• _EXERCISE OBJECTIVE_:
Copy all lines of the listing that include the string "matplotlib".

• _PROVIDED MATERIAL_:
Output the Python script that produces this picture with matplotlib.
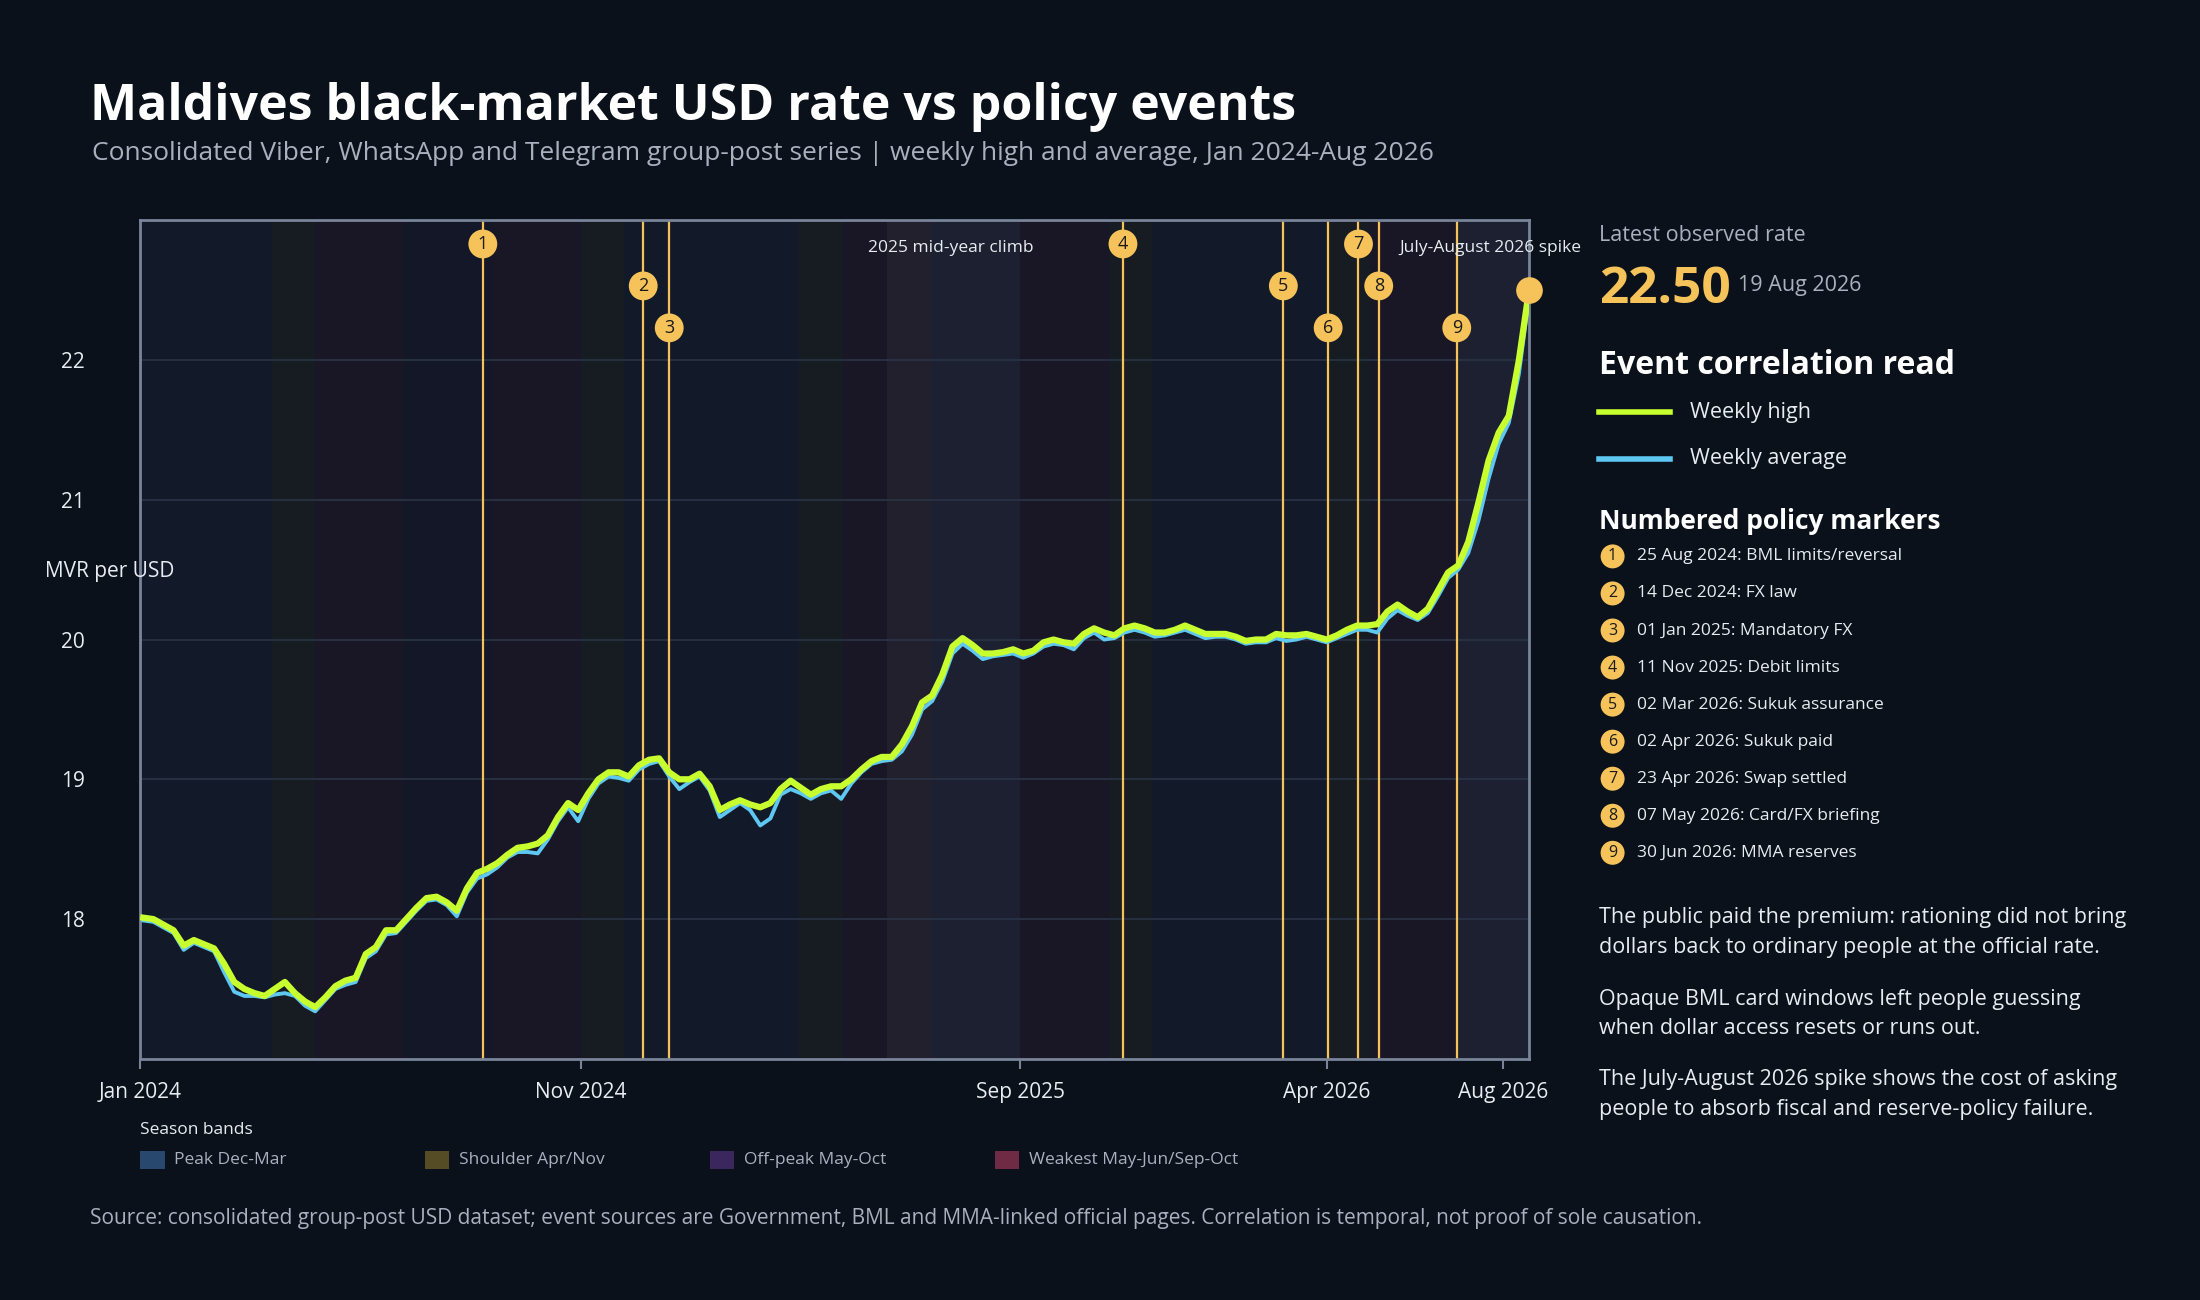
import matplotlib
matplotlib.use("Agg")
import matplotlib.pyplot as plt
import matplotlib.dates as mdates
from matplotlib.lines import Line2D
from matplotlib.patches import Rectangle
import pandas as pd

plt.rcParams['font.family'] = ['Open Sans', 'DejaVu Sans']

weeks = pd.date_range(end='2026-08-19', freq='7D', periods=138)
weekly_high = [18.01, 18.00, 17.96, 17.92, 17.81, 17.85, 17.82, 17.79, 17.68, 17.55,
               17.50, 17.47, 17.45, 17.50, 17.55, 17.47, 17.41, 17.37, 17.44, 17.52,
               17.56, 17.58, 17.75, 17.80, 17.92, 17.92, 18.00, 18.08, 18.15, 18.16,
               18.12, 18.06, 18.22, 18.33, 18.36, 18.40, 18.46, 18.51, 18.52, 18.54,
               18.60, 18.73, 18.83, 18.78, 18.90, 19.00, 19.05, 19.05, 19.02, 19.10,
               19.14, 19.15, 19.05, 19.00, 19.00, 19.04, 18.95, 18.78, 18.82, 18.85,
               18.82, 18.80, 18.83, 18.93, 18.99, 18.94, 18.89, 18.93, 18.95, 18.95,
               19.00, 19.07, 19.13, 19.16, 19.16, 19.25, 19.38, 19.55, 19.60, 19.75,
               19.95, 20.01, 19.96, 19.90, 19.90, 19.91, 19.93, 19.90, 19.92, 19.98,
               20.00, 19.98, 19.97, 20.04, 20.08, 20.05, 20.03, 20.08, 20.10, 20.08,
               20.05, 20.05, 20.07, 20.10, 20.07, 20.04, 20.04, 20.04, 20.02, 19.99,
               20.00, 20.00, 20.04, 20.03, 20.03, 20.04, 20.02, 20.00, 20.03, 20.07,
               20.10, 20.10, 20.11, 20.20, 20.25, 20.20, 20.16, 20.22, 20.35, 20.48,
               20.53, 20.70, 20.98, 21.28, 21.48, 21.60, 22.00, 22.50]
weekly_avg = [17.99, 17.98, 17.94, 17.90, 17.78, 17.83, 17.80, 17.77, 17.62, 17.48,
              17.45, 17.45, 17.44, 17.46, 17.47, 17.45, 17.38, 17.34, 17.42, 17.50,
              17.53, 17.55, 17.72, 17.77, 17.89, 17.90, 17.98, 18.06, 18.13, 18.14,
              18.10, 18.02, 18.19, 18.29, 18.32, 18.37, 18.44, 18.48, 18.48, 18.47,
              18.57, 18.70, 18.80, 18.70, 18.86, 18.97, 19.02, 19.01, 18.99, 19.07,
              19.11, 19.13, 19.02, 18.93, 18.98, 19.02, 18.92, 18.73, 18.78, 18.83,
              18.78, 18.67, 18.72, 18.89, 18.93, 18.90, 18.86, 18.90, 18.92, 18.86,
              18.97, 19.05, 19.11, 19.13, 19.14, 19.20, 19.32, 19.50, 19.56, 19.70,
              19.90, 19.97, 19.92, 19.86, 19.88, 19.89, 19.90, 19.87, 19.90, 19.95,
              19.97, 19.96, 19.93, 20.01, 20.05, 20.00, 20.01, 20.05, 20.07, 20.05,
              20.02, 20.03, 20.05, 20.07, 20.04, 20.01, 20.02, 20.02, 20.00, 19.97,
              19.98, 19.98, 20.01, 19.99, 20.00, 20.02, 20.00, 19.98, 20.01, 20.04,
              20.07, 20.07, 20.05, 20.15, 20.21, 20.17, 20.14, 20.19, 20.31, 20.44,
              20.50, 20.62, 20.85, 21.15, 21.40, 21.55, 21.90, 22.45]

event_dates = ['2024-08-25', '2024-12-14', '2025-01-01', '2025-11-11', '2026-03-02',
               '2026-04-02', '2026-04-23', '2026-05-07', '2026-06-30']
event_labels = ['25 Aug 2024: BML limits/reversal', '14 Dec 2024: FX law',
                '01 Jan 2025: Mandatory FX', '11 Nov 2025: Debit limits',
                '02 Mar 2026: Sukuk assurance', '02 Apr 2026: Sukuk paid',
                '23 Apr 2026: Swap settled', '07 May 2026: Card/FX briefing',
                '30 Jun 2026: MMA reserves']
event_rows = [0, 1, 2, 0, 1, 2, 0, 1, 2]
row_y = [22.83, 22.53, 22.23]

season_names = ['Peak Dec-Mar', 'Shoulder Apr/Nov', 'Off-peak May-Oct', 'Weakest May-Jun/Sep-Oct']
season_colors = ['#2d4f78', '#5e5226', '#3f2a66', '#7a2e48']
season_spans = [('2024-01-01', '2024-04-01', 0), ('2024-04-01', '2024-05-01', 1),
                ('2024-05-01', '2024-07-01', 3), ('2024-07-01', '2024-09-01', 2),
                ('2024-09-01', '2024-11-01', 3), ('2024-11-01', '2024-12-01', 1),
                ('2024-12-01', '2025-04-01', 0), ('2025-04-01', '2025-05-01', 1),
                ('2025-05-01', '2025-07-01', 3), ('2025-07-01', '2025-09-01', 2),
                ('2025-09-01', '2025-11-01', 3), ('2025-11-01', '2025-12-01', 1),
                ('2025-12-01', '2026-04-01', 0), ('2026-04-01', '2026-05-01', 1),
                ('2026-05-01', '2026-07-01', 3), ('2026-07-01', '2026-09-01', 2)]
highlights = [('2025-06-01', '2025-09-01', '2025 mid-year climb'),
              ('2026-07-01', '2026-08-26', 'July-August 2026 spike')]

BG = '#0b111a'
FACE = '#0f1522'
GOLD = '#f6c35a'
HIGH = '#c8ff2e'
AVG = '#5ec8f2'
TXT = '#e8ecf2'
SUB = '#a9b1bf'

fig = plt.figure(figsize=(22, 13), dpi=100, facecolor=BG)
ax = fig.add_axes([0.0638, 0.1855, 0.6312, 0.6451])
ax.set_facecolor(FACE)

for s, e, i in season_spans:
    ax.axvspan(pd.Timestamp(s), pd.Timestamp(e), color=season_colors[i], alpha=0.10, lw=0, zorder=0)
for s, e, lab in highlights:
    ax.axvspan(pd.Timestamp(s), pd.Timestamp(e), color='#ffffff', alpha=0.04, lw=0, zorder=0)

ax.grid(axis='y', color='#2a3446', lw=1.2, zorder=1)
ax.set_axisbelow(True)

ax.plot(weeks, weekly_avg, color=AVG, lw=2.8, zorder=3)
ax.plot(weeks, weekly_high, color=HIGH, lw=4.5, zorder=4)
ax.scatter([weeks[-1]], [weekly_high[-1]], s=330, color=GOLD, zorder=6, clip_on=False)

for i, (d, r) in enumerate(zip(event_dates, event_rows)):
    t = pd.Timestamp(d)
    ax.axvline(t, color=GOLD, lw=1.6, zorder=2)
    ax.text(t, row_y[r], str(i + 1), ha='center', va='center', fontsize=13, color='#1a1a1a',
            zorder=7, bbox=dict(boxstyle='circle,pad=0.3', fc=GOLD, ec='none'))

ax.text(pd.Timestamp('2025-07-15'), 22.8, highlights[0][2], ha='center', va='center',
        fontsize=12.5, color=TXT, zorder=7)
ax.text(pd.Timestamp('2026-07-23'), 22.8, highlights[1][2], ha='center', va='center',
        fontsize=12.5, color=TXT, zorder=7)

ax.set_xlim(pd.Timestamp('2024-01-01'), pd.Timestamp('2026-08-19'))
ax.set_ylim(17.0, 23.0)
ax.set_yticks([18, 19, 20, 21, 22])
ticks = [pd.Timestamp(x) for x in ['2024-01-01', '2024-11-01', '2025-09-01', '2026-04-01', '2026-08-01']]
ax.set_xticks(ticks)
ax.set_xticklabels(['Jan 2024', 'Nov 2024', 'Sep 2025', 'Apr 2026', 'Aug 2026'])
ax.tick_params(colors='#7a8499', labelcolor=TXT, labelsize=15, length=7, width=1.5, pad=10)
ax.tick_params(axis='y', length=0, pad=40)
for sp in ax.spines.values():
    sp.set_color('#7a8499')
    sp.set_linewidth(2)
fig.text(0.0205, 0.560, 'MVR per USD', fontsize=15, color=TXT, ha='left', va='center')

fig.text(0.041, 0.918, 'Maldives black-market USD rate vs policy events', fontsize=36,
         fontweight='bold', color='white', ha='left', va='center')
fig.text(0.042, 0.882, 'Consolidated Viber, WhatsApp and Telegram group-post series | weekly high and average, Jan 2024-Aug 2026',
         fontsize=19, color=SUB, ha='left', va='center')
fig.text(0.041, 0.063, 'Source: consolidated group-post USD dataset; event sources are Government, BML and MMA-linked official pages. Correlation is temporal, not proof of sole causation.',
         fontsize=15, color=SUB, ha='left', va='center')

fig.text(0.0638, 0.131, 'Season bands', fontsize=12.5, color=TXT, ha='left', va='center')
sx = [0.0638, 0.1932, 0.3227, 0.4522]
for x, n, c in zip(sx, season_names, season_colors):
    fig.patches.append(Rectangle((x, 0.101), 0.011, 0.014, transform=fig.transFigure,
                                 fc=c, ec='none', alpha=0.9))
    fig.text(x + 0.0155, 0.108, n, fontsize=12.5, color=SUB, ha='left', va='center')

rx = 0.727
fig.text(rx, 0.819, 'Latest observed rate', fontsize=15.5, color=SUB, ha='left', va='center')
fig.text(rx, 0.777, f'{weekly_high[-1]:.2f}', fontsize=37, fontweight='bold', color=GOLD,
         ha='left', va='center')
fig.text(0.790, 0.780, '19 Aug 2026', fontsize=15.5, color=SUB, ha='left', va='center')
fig.text(rx, 0.719, 'Event correlation read', fontsize=23, fontweight='bold', color='white',
         ha='left', va='center')
for y, c, lab in [(0.683, HIGH, 'Weekly high'), (0.647, AVG, 'Weekly average')]:
    fig.lines.append(Line2D([rx, rx + 0.032], [y, y], transform=fig.transFigure, color=c, lw=4))
    fig.text(rx + 0.041, y, lab, fontsize=15.5, color=TXT, ha='left', va='center')
fig.text(rx, 0.599, 'Numbered policy markers', fontsize=19, fontweight='bold', color='white',
         ha='left', va='center')
for i, lab in enumerate(event_labels):
    y = 0.572 - i * 0.0285
    fig.text(rx + 0.006, y, str(i + 1), fontsize=11.5, color='#1a1a1a', ha='center', va='center',
             bbox=dict(boxstyle='circle,pad=0.25', fc=GOLD, ec='none'))
    fig.text(rx + 0.017, y, lab, fontsize=12.5, color=TXT, ha='left', va='center')

paras = ['The public paid the premium: rationing did not bring\ndollars back to ordinary people at the official rate.',
         'Opaque BML card windows left people guessing\nwhen dollar access resets or runs out.',
         'The July-August 2026 spike shows the cost of asking\npeople to absorb fiscal and reserve-policy failure.']
for y, p in zip([0.283, 0.220, 0.158], paras):
    fig.text(rx, y, p, fontsize=15.5, color=TXT, ha='left', va='center', linespacing=1.55)

fig.savefig('out.png', dpi=100, facecolor=BG)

• _EXERCISE RESULT_:
Output the Python script that produces this picture with matplotlib.
import matplotlib
matplotlib.use("Agg")
import matplotlib.pyplot as plt
import matplotlib.dates as mdates
from matplotlib.lines import Line2D
from matplotlib.patches import Rectangle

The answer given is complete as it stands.